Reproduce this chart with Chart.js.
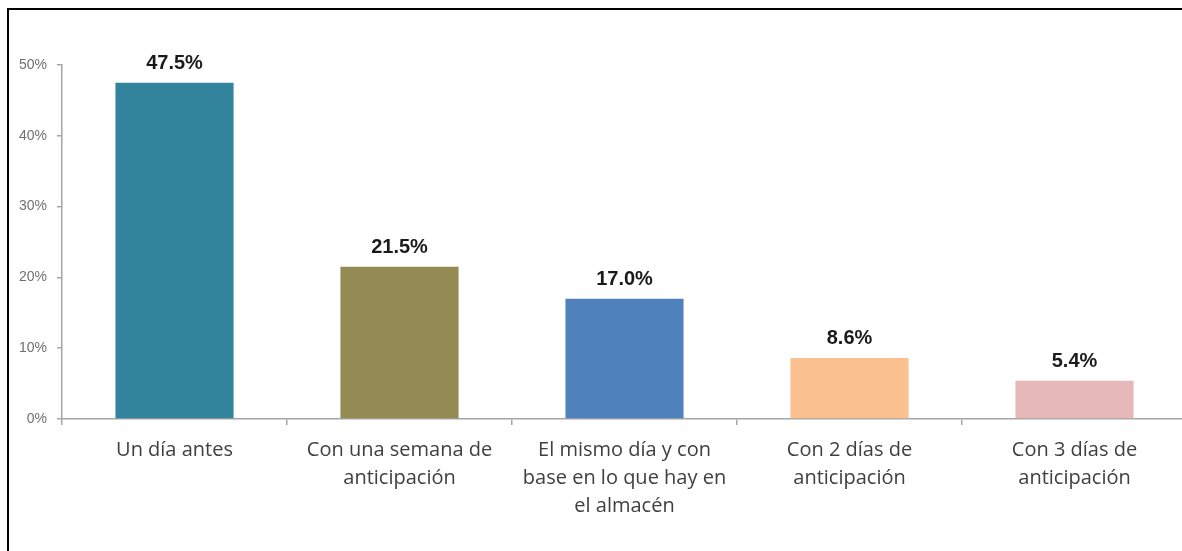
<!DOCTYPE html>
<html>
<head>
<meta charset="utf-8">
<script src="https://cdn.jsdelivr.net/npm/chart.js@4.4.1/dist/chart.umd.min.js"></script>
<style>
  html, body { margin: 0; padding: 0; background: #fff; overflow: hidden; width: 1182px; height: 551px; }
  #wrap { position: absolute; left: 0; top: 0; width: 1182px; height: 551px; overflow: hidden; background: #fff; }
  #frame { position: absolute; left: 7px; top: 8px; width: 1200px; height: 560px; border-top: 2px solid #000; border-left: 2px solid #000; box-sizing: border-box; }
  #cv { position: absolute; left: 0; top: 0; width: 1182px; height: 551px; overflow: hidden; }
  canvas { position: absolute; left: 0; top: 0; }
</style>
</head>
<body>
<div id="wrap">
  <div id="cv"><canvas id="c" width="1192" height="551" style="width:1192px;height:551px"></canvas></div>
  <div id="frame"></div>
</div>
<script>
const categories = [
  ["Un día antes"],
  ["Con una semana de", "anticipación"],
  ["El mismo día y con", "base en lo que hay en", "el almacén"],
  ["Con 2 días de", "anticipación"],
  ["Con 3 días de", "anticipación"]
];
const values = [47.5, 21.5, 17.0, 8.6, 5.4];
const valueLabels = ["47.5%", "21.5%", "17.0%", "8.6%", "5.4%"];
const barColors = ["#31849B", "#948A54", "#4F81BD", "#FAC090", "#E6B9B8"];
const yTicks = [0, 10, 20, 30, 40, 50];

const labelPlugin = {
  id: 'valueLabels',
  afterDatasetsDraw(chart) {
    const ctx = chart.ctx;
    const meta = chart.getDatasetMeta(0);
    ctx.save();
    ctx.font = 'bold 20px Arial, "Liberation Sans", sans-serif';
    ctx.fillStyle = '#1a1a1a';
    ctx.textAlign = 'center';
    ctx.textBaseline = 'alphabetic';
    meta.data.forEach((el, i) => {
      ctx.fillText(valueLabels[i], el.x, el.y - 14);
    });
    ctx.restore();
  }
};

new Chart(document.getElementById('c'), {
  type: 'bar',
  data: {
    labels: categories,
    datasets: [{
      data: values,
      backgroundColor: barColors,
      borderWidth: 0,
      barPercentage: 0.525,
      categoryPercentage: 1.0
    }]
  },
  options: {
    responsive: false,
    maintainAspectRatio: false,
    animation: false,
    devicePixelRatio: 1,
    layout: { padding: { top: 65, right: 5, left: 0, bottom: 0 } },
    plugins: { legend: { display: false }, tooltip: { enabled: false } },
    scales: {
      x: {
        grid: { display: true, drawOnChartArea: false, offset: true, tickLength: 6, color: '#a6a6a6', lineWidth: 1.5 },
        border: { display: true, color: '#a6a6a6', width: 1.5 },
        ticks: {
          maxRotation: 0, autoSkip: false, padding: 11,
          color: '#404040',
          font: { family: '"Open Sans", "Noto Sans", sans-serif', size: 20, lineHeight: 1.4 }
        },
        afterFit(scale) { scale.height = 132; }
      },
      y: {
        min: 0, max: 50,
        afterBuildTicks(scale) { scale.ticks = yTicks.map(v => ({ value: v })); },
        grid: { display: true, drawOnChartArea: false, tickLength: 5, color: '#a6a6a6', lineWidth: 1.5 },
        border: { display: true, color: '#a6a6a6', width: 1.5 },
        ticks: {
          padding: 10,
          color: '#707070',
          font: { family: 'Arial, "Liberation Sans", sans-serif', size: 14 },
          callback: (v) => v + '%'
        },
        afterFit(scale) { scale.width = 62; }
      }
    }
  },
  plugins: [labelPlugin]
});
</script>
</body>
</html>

STATED GOAL: Write out every line above exactly as it is, leaving out the pictures.

FULL ANSWER:
Reproduce this chart with Chart.js.
<!DOCTYPE html>
<html>
<head>
<meta charset="utf-8">
<script src="https://cdn.jsdelivr.net/npm/chart.js@4.4.1/dist/chart.umd.min.js"></script>
<style>
  html, body { margin: 0; padding: 0; background: #fff; overflow: hidden; width: 1182px; height: 551px; }
  #wrap { position: absolute; left: 0; top: 0; width: 1182px; height: 551px; overflow: hidden; background: #fff; }
  #frame { position: absolute; left: 7px; top: 8px; width: 1200px; height: 560px; border-top: 2px solid #000; border-left: 2px solid #000; box-sizing: border-box; }
  #cv { position: absolute; left: 0; top: 0; width: 1182px; height: 551px; overflow: hidden; }
  canvas { position: absolute; left: 0; top: 0; }
</style>
</head>
<body>
<div id="wrap">
  <div id="cv"><canvas id="c" width="1192" height="551" style="width:1192px;height:551px"></canvas></div>
  <div id="frame"></div>
</div>
<script>
const categories = [
  ["Un día antes"],
  ["Con una semana de", "anticipación"],
  ["El mismo día y con", "base en lo que hay en", "el almacén"],
  ["Con 2 días de", "anticipación"],
  ["Con 3 días de", "anticipación"]
];
const values = [47.5, 21.5, 17.0, 8.6, 5.4];
const valueLabels = ["47.5%", "21.5%", "17.0%", "8.6%", "5.4%"];
const barColors = ["#31849B", "#948A54", "#4F81BD", "#FAC090", "#E6B9B8"];
const yTicks = [0, 10, 20, 30, 40, 50];

const labelPlugin = {
  id: 'valueLabels',
  afterDatasetsDraw(chart) {
    const ctx = chart.ctx;
    const meta = chart.getDatasetMeta(0);
    ctx.save();
    ctx.font = 'bold 20px Arial, "Liberation Sans", sans-serif';
    ctx.fillStyle = '#1a1a1a';
    ctx.textAlign = 'center';
    ctx.textBaseline = 'alphabetic';
    meta.data.forEach((el, i) => {
      ctx.fillText(valueLabels[i], el.x, el.y - 14);
    });
    ctx.restore();
  }
};

new Chart(document.getElementById('c'), {
  type: 'bar',
  data: {
    labels: categories,
    datasets: [{
      data: values,
      backgroundColor: barColors,
      borderWidth: 0,
      barPercentage: 0.525,
      categoryPercentage: 1.0
    }]
  },
  options: {
    responsive: false,
    maintainAspectRatio: false,
    animation: false,
    devicePixelRatio: 1,
    layout: { padding: { top: 65, right: 5, left: 0, bottom: 0 } },
    plugins: { legend: { display: false }, tooltip: { enabled: false } },
    scales: {
      x: {
        grid: { display: true, drawOnChartArea: false, offset: true, tickLength: 6, color: '#a6a6a6', lineWidth: 1.5 },
        border: { display: true, color: '#a6a6a6', width: 1.5 },
        ticks: {
          maxRotation: 0, autoSkip: false, padding: 11,
          color: '#404040',
          font: { family: '"Open Sans", "Noto Sans", sans-serif', size: 20, lineHeight: 1.4 }
        },
        afterFit(scale) { scale.height = 132; }
      },
      y: {
        min: 0, max: 50,
        afterBuildTicks(scale) { scale.ticks = yTicks.map(v => ({ value: v })); },
        grid: { display: true, drawOnChartArea: false, tickLength: 5, color: '#a6a6a6', lineWidth: 1.5 },
        border: { display: true, color: '#a6a6a6', width: 1.5 },
        ticks: {
          padding: 10,
          color: '#707070',
          font: { family: 'Arial, "Liberation Sans", sans-serif', size: 14 },
          callback: (v) => v + '%'
        },
        afterFit(scale) { scale.width = 62; }
      }
    }
  },
  plugins: [labelPlugin]
});
</script>
</body>
</html>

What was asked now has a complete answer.